** Begin Data extract **

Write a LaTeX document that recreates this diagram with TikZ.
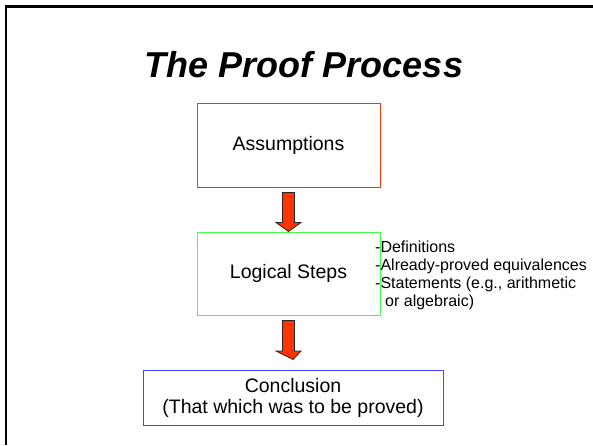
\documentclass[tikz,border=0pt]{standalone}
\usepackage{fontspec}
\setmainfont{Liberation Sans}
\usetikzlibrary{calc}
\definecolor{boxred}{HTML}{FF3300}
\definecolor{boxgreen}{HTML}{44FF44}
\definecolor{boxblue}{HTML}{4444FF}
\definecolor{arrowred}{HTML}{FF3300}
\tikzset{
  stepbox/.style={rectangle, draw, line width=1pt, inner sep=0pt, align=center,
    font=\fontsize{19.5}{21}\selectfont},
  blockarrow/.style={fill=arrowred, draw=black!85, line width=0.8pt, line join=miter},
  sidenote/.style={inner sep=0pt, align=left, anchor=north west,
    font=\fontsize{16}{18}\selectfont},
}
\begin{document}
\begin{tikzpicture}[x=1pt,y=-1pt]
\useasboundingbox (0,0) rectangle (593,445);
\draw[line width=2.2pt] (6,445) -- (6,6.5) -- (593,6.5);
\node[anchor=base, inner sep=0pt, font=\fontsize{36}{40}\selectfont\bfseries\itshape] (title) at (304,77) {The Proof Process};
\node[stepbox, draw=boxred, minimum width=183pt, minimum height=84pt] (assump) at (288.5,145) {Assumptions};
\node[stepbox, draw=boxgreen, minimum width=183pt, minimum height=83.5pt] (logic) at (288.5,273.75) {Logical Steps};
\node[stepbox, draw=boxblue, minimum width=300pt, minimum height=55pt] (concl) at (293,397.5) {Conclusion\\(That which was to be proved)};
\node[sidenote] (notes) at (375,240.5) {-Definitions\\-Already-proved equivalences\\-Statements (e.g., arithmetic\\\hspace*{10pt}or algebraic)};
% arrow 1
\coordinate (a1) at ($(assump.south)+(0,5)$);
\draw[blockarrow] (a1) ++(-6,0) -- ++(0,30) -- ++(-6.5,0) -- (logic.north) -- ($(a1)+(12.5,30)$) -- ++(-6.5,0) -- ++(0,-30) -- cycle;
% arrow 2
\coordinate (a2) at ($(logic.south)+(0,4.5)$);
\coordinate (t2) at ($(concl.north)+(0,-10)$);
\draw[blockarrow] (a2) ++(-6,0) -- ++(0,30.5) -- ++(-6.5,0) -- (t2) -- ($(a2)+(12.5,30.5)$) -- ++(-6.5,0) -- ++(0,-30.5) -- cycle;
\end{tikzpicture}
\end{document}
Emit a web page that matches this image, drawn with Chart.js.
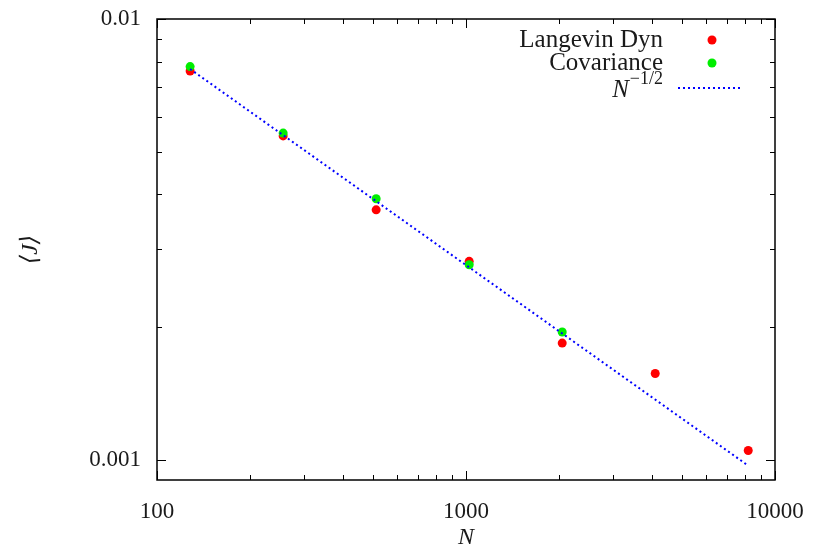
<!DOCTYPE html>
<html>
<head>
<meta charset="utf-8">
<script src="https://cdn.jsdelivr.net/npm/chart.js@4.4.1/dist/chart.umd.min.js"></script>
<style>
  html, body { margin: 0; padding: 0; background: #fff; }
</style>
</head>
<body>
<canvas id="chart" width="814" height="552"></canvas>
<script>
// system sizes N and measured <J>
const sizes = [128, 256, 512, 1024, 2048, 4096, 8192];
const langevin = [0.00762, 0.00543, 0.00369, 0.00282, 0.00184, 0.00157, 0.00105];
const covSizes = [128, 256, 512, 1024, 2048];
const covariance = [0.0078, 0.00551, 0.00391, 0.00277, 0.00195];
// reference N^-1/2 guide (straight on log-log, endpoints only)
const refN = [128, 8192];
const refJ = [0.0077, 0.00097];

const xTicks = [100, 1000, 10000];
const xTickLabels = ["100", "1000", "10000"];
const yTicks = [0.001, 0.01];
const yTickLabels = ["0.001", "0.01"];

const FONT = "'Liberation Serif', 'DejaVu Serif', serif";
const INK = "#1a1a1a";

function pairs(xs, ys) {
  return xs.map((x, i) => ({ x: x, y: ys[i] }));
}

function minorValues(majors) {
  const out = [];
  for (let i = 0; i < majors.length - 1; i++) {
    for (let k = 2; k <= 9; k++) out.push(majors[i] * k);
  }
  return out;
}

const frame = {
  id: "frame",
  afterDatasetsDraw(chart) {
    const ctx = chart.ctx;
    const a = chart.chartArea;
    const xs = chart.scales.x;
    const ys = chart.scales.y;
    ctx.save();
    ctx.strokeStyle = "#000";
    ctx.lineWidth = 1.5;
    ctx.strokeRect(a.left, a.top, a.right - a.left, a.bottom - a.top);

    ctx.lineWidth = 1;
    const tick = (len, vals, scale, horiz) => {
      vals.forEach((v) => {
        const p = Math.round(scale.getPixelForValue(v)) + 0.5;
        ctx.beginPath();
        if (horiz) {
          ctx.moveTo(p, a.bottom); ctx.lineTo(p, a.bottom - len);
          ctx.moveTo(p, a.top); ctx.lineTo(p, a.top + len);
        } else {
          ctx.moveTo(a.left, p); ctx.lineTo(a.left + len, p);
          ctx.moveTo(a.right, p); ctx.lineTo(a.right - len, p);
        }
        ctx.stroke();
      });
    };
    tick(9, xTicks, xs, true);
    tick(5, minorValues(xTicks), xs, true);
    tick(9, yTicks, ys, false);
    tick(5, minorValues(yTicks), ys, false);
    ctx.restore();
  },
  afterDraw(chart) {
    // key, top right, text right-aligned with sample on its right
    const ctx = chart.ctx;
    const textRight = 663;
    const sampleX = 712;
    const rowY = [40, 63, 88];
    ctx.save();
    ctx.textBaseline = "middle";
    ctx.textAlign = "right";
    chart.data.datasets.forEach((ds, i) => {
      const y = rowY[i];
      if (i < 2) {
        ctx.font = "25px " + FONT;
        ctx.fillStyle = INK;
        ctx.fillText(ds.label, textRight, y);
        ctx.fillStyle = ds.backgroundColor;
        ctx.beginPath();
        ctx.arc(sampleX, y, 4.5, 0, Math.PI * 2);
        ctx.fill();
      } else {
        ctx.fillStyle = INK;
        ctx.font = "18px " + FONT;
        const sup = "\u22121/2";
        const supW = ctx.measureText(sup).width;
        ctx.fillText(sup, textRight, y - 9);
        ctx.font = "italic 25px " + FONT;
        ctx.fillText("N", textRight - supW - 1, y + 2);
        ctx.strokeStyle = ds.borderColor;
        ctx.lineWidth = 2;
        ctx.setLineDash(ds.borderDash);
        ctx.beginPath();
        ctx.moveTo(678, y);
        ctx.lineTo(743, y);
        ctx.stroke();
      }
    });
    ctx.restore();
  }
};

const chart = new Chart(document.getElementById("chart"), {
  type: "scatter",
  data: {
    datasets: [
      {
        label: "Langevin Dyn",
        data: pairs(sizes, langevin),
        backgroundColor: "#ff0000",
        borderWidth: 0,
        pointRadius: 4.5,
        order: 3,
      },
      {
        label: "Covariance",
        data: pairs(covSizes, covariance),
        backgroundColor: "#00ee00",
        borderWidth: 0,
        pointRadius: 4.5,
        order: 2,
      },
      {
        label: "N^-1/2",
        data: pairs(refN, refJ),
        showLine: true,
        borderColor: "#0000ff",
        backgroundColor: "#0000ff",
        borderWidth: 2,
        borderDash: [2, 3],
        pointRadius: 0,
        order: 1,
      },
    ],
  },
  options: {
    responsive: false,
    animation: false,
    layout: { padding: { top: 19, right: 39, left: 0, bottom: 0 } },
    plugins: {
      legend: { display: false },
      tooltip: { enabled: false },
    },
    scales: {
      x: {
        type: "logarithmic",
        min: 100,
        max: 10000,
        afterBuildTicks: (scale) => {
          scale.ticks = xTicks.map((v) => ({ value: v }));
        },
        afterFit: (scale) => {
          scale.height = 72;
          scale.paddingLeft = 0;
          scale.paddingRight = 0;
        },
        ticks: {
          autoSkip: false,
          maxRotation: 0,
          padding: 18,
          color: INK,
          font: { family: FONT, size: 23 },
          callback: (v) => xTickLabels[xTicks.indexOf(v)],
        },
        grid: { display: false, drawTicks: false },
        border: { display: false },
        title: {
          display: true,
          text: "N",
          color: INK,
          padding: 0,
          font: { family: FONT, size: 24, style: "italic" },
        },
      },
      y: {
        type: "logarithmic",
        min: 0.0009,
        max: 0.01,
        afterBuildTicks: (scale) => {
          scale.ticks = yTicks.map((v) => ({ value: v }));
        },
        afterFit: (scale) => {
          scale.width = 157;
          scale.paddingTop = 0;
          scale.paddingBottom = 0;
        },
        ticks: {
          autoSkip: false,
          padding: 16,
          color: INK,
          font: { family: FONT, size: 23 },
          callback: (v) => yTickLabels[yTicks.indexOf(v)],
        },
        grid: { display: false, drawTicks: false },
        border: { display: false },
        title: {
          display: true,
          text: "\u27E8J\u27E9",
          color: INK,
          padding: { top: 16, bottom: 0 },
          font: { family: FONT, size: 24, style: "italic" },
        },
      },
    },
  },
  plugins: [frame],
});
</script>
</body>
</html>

** End Data extract **

Task prompt:
Leave the pictures out and print, exactly as written, every line from the one holding "Emit a web page" down to the one holding "const refJ = [0.0077, 0.00097];", both of those included.

Result below:
Emit a web page that matches this image, drawn with Chart.js.
<!DOCTYPE html>
<html>
<head>
<meta charset="utf-8">
<script src="https://cdn.jsdelivr.net/npm/chart.js@4.4.1/dist/chart.umd.min.js"></script>
<style>
  html, body { margin: 0; padding: 0; background: #fff; }
</style>
</head>
<body>
<canvas id="chart" width="814" height="552"></canvas>
<script>
// system sizes N and measured <J>
const sizes = [128, 256, 512, 1024, 2048, 4096, 8192];
const langevin = [0.00762, 0.00543, 0.00369, 0.00282, 0.00184, 0.00157, 0.00105];
const covSizes = [128, 256, 512, 1024, 2048];
const covariance = [0.0078, 0.00551, 0.00391, 0.00277, 0.00195];
// reference N^-1/2 guide (straight on log-log, endpoints only)
const refN = [128, 8192];
const refJ = [0.0077, 0.00097];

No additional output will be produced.